First Professional Latino Theater Company to Perform at Southwestern
By: Devon Bradley
At the end of the day, what are we really searching and striving for? Is it that good grade on the paper you just turned in or the exam you just took? Is it for the money to appear in your wallet to buy that new video game? The meaning of life or inherent truth? If you are looking for any of these, consider searching for Aztlán.
The Diversity Enrichment Committee (DEC) is proud to present Searching for Aztlán, a Spanish and English bilingual play by renowned playwright Lakin Valdez. The play will be performed by a professional Latino theater company Teatro Milagro in the Jones Theatre in the Alma Thomas Fine Arts Center at 7:30 P.M.
The play, inspired by real events, recounts a metaphoric “yellow brick road” upon which Latino educators embark on to reconnect with their indigenous heritage. Searching for Aztlan builds its premise around the 2012 instance when the Tuscon School Board suspended the Mexican-American Studies (MAS) programs in place. The board cited that the programs violated state law HB 2281 specifically banning classes that encouraged “racial resentment,” the overthrow of the U.S. government, or ethnic solidarity.
Reminiscent of the beginning of The Wizard of Oz, jobless teacher Dolores Huelga is caught in a dust storm and transported to an alternate reality. After finding herself left in the desert, Dolores sets out on a quest to search for the famed city of Aztlán, the ancestral home of the Aztec and by extension modern Chicanos. Joined on her journey for truth, justice, and the “indigenous way” by dispossessed exiles quirky High-Spanic, militant Super-Chicano, and a working class Latina immigrant, she discovers along the way what it means to be Chicano.
Kathleen Juhl, co-chair of the DEC and Professor of Theatre, serves as the public liaison for the event and encourages all Southwestern students to attend.
“There has never been a professional Latino theater company that has performed at Southwestern University in the 29 years I’ve been here. This is a big milestone,” Juhl said. “We want this event to foreground the 22% of SU Students who are Latinx. It’s just important to have speakers of color. To have a company that does a bilingual show to me is exciting.”

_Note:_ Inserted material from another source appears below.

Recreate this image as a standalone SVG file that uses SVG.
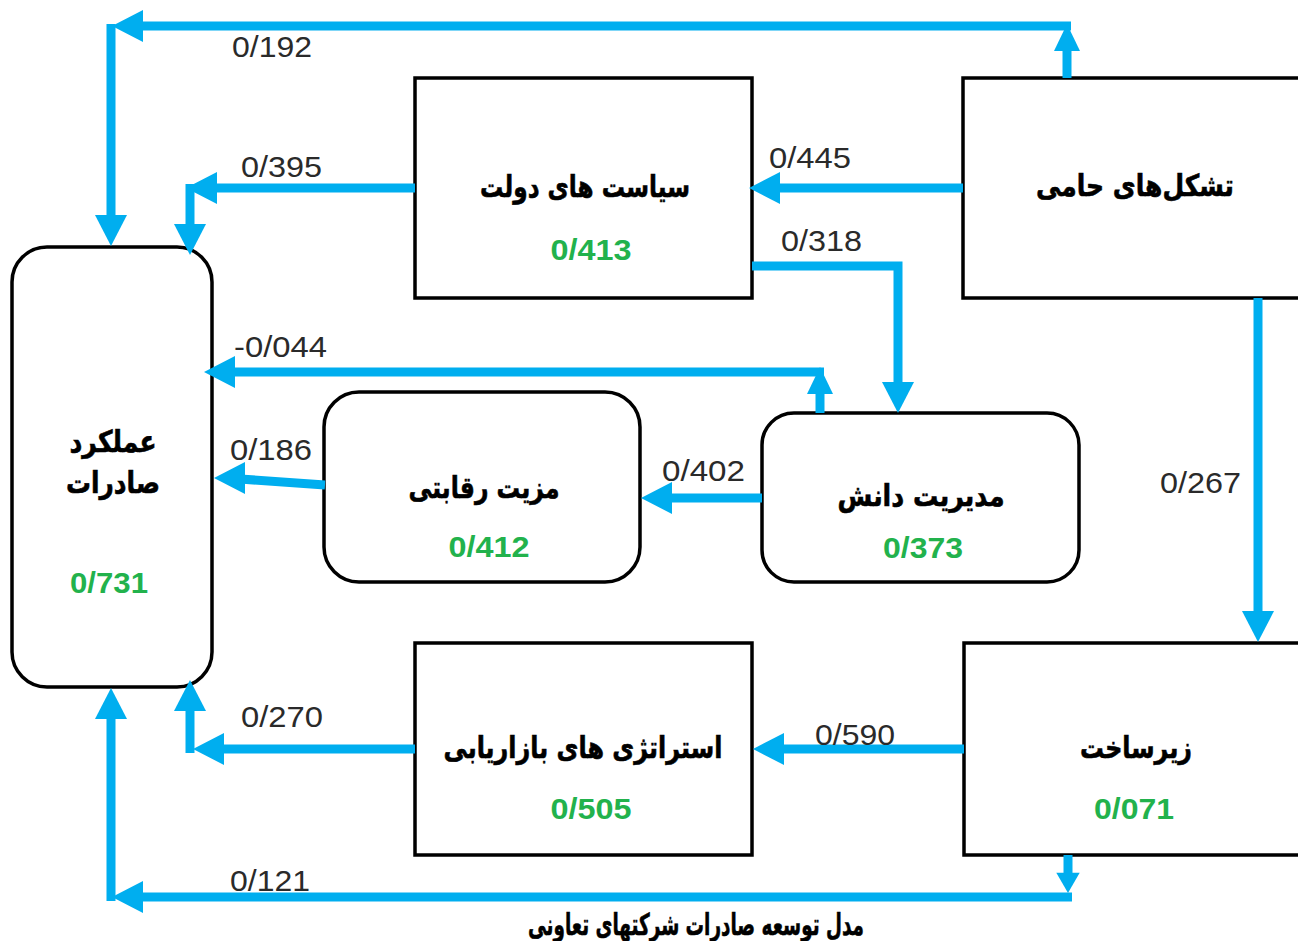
<svg xmlns="http://www.w3.org/2000/svg" width="1298" height="941" viewBox="0 0 1298 941">
<style>
.box{fill:#fff;stroke:#000;stroke-width:3.5}
.fa{font-family:"DejaVu Sans",sans-serif;font-weight:bold;font-size:30px;fill:#000;text-anchor:middle;stroke:#000;stroke-width:0.6}
.val{font-family:"Liberation Sans",Arial,sans-serif;font-weight:bold;font-size:30px;fill:#22B24C;text-anchor:middle}
.lbl{font-family:"Liberation Sans",Arial,sans-serif;font-size:30px;fill:#2a2a2a}
.ln{fill:none;stroke:#00AEEF;stroke-width:9;stroke-linejoin:miter;stroke-linecap:butt}
.ah{fill:#00AEEF}
</style>
<defs>
<path id="big" d="M0,0 L-31,-16 L-31,16 Z"/>
<path id="sm" d="M0,0 L-27,-13 L-27,13 Z"/>
</defs>
<rect width="1298" height="941" fill="#fff"/>

<g id="n-export">
<rect class="box" x="12" y="247" width="200" height="440" rx="35"/>
<text class="fa" x="113" y="452" font-size="28" textLength="87" lengthAdjust="spacingAndGlyphs">عملکرد</text>
<text class="fa" x="113" y="493" font-size="28" textLength="94" lengthAdjust="spacingAndGlyphs">صادرات</text>
<text class="val" x="109" y="593" textLength="78" lengthAdjust="spacingAndGlyphs">0/731</text>
</g>

<g id="n-gov">
<rect class="box" x="415" y="78" width="337" height="220"/>
<text class="fa" x="585" y="197" textLength="210" lengthAdjust="spacingAndGlyphs">سیاست های دولت</text>
<text class="val" x="591" y="260" textLength="81" lengthAdjust="spacingAndGlyphs">0/413</text>
</g>

<g id="n-support">
<rect class="box" x="963" y="78" width="360" height="220"/>
<text class="fa" x="1135" y="196" textLength="198" lengthAdjust="spacingAndGlyphs">تشکل&#8204;های حامی</text>
</g>

<g id="n-knowledge">
<rect class="box" x="762" y="413" width="317" height="169" rx="32"/>
<text class="fa" x="921" y="506" textLength="167" lengthAdjust="spacingAndGlyphs">مدیریت دانش</text>
<text class="val" x="923" y="558" textLength="80" lengthAdjust="spacingAndGlyphs">0/373</text>
</g>

<g id="n-competitive">
<rect class="box" x="324" y="392" width="316" height="190" rx="35"/>
<text class="fa" x="484" y="498" textLength="151" lengthAdjust="spacingAndGlyphs">مزیت رقابتی</text>
<text class="val" x="489" y="557" textLength="81" lengthAdjust="spacingAndGlyphs">0/412</text>
</g>

<g id="n-marketing">
<rect class="box" x="415" y="643" width="337" height="212"/>
<text class="fa" x="583" y="758" textLength="279" lengthAdjust="spacingAndGlyphs">استراتژی های بازاریابی</text>
<text class="val" x="591" y="819" textLength="81" lengthAdjust="spacingAndGlyphs">0/505</text>
</g>

<g id="n-infra">
<rect class="box" x="964" y="643" width="360" height="212"/>
<text class="fa" x="1136" y="758" textLength="112" lengthAdjust="spacingAndGlyphs">زیرساخت</text>
<text class="val" x="1134" y="819" textLength="80" lengthAdjust="spacingAndGlyphs">0/071</text>
</g>

<g id="connectors">
<!-- 0/192 -->
<path class="ln" d="M1067,78 V45"/>
<use href="#sm" class="ah" transform="translate(1067,24) rotate(-90)"/>
<path class="ln" d="M1071,26 H140"/>
<use href="#big" class="ah" transform="translate(112,26) rotate(180)"/>
<path class="ln" d="M111,24 V222"/>
<use href="#big" class="ah" transform="translate(111,246) rotate(90)"/>
<!-- 0/395 -->
<path class="ln" d="M415,188 H215"/>
<use href="#big" class="ah" transform="translate(186,188) rotate(180)"/>
<path class="ln" d="M190,184 V230"/>
<use href="#big" class="ah" transform="translate(190,255) rotate(90)"/>
<!-- 0/445 -->
<path class="ln" d="M963,188 H775"/>
<use href="#big" class="ah" transform="translate(749,188) rotate(180)"/>
<!-- 0/318 -->
<path class="ln" d="M752,266 H898 V386"/>
<use href="#big" class="ah" transform="translate(898,413) rotate(90)"/>
<!-- -0/044 -->
<path class="ln" d="M820,413 V392"/>
<use href="#sm" class="ah" transform="translate(820,367) rotate(-90)"/>
<path class="ln" d="M824,372 H230"/>
<use href="#big" class="ah" transform="translate(204,372) rotate(180)"/>
<!-- 0/186 -->
<path class="ln" d="M325,485 L240,479"/>
<use href="#big" class="ah" transform="translate(214,478) rotate(180)"/>
<!-- 0/402 -->
<path class="ln" d="M762,498 H668"/>
<use href="#big" class="ah" transform="translate(641,498) rotate(180)"/>
<!-- 0/267 -->
<path class="ln" d="M1258,298 V615"/>
<use href="#big" class="ah" transform="translate(1258,642) rotate(90)"/>
<!-- 0/590 -->
<path class="ln" d="M964,749 H780"/>
<use href="#big" class="ah" transform="translate(753,749) rotate(180)"/>
<!-- 0/270 -->
<path class="ln" d="M415,749 H220"/>
<use href="#big" class="ah" transform="translate(193,749) rotate(180)"/>
<path class="ln" d="M190,753 V705"/>
<use href="#big" class="ah" transform="translate(190,680) rotate(-90)"/>
<!-- 0/121 -->
<path class="ln" d="M1068,855 V876"/>
<use href="#sm" class="ah" transform="translate(1068,893) rotate(90) scale(0.75,0.9)"/>
<path class="ln" d="M1072,897 H140"/>
<use href="#big" class="ah" transform="translate(112,897) rotate(180)"/>
<path class="ln" d="M111,901 V716"/>
<use href="#big" class="ah" transform="translate(111,688) rotate(-90)"/>
</g>

<g id="labels">
<text class="lbl" x="232" y="57" textLength="80" lengthAdjust="spacingAndGlyphs">0/192</text>
<text class="lbl" x="241" y="177" textLength="81" lengthAdjust="spacingAndGlyphs">0/395</text>
<text class="lbl" x="769" y="168" textLength="82" lengthAdjust="spacingAndGlyphs">0/445</text>
<text class="lbl" x="781" y="251" textLength="81" lengthAdjust="spacingAndGlyphs">0/318</text>
<text class="lbl" x="234" y="357" textLength="93" lengthAdjust="spacingAndGlyphs">-0/044</text>
<text class="lbl" x="230" y="460" textLength="82" lengthAdjust="spacingAndGlyphs">0/186</text>
<text class="lbl" x="662" y="481" textLength="83" lengthAdjust="spacingAndGlyphs">0/402</text>
<text class="lbl" x="1160" y="493" textLength="81" lengthAdjust="spacingAndGlyphs">0/267</text>
<text class="lbl" x="241" y="727" textLength="82" lengthAdjust="spacingAndGlyphs">0/270</text>
<text class="lbl" x="815" y="745" textLength="80" lengthAdjust="spacingAndGlyphs">0/590</text>
<text class="lbl" x="230" y="891" textLength="80" lengthAdjust="spacingAndGlyphs">0/121</text>
</g>

<text class="fa" x="696" y="935" font-size="23" textLength="336" lengthAdjust="spacingAndGlyphs">مدل توسعه صادرات شرکتهای تعاونی</text>
</svg>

Founded in 1985, Teatro Milagro is a unique company that provides extraordinary Latino theatre, culture and arts education experiences for the enrichment of all communities. Teatro Milagro features cutting edge plays infused with elements of Latinx culture and the Spanish language which helps foster cultural appreciation and advance participation in the arts. They reached out to Southwestern in order to complement their performance at the University of Texas at Austin on November 18.
Playwright Lakin Valdez from Teatro Campesino (“farmworkers’ theatre”), a company founded by his father Luis Valdez. Teatro Campesino was founded by Luis Valdez with the support of Cesar Chavez and began as the cultural sector for the United Farm Workers Union. The company’s primary focus was to entertain the farmworkers while also raising awareness for the American people and Mexican workers on the controversies of the Delano grape strike. The strike began in 1965 when workers walked off farms, demanding their wages be equal to the federal minimum wage. An example of theatre for social justice, the company became a catalyst for the public awareness of Chicano culture that extended beyond the fields.
Roughly 18% of the population of the United States, an estimate according to the most recent census, was made up of Hispanics and Latinxs. The largest minority population, these companies and performances give a voice and a platform for issues affecting the Latinx community. Searching for Aztlan gives the viewer both entertainment and enlightenment for free. So come out on Tuesday, November 17, for a journey that delves into what it means to be Chicano and to find out what Aztlán is all about.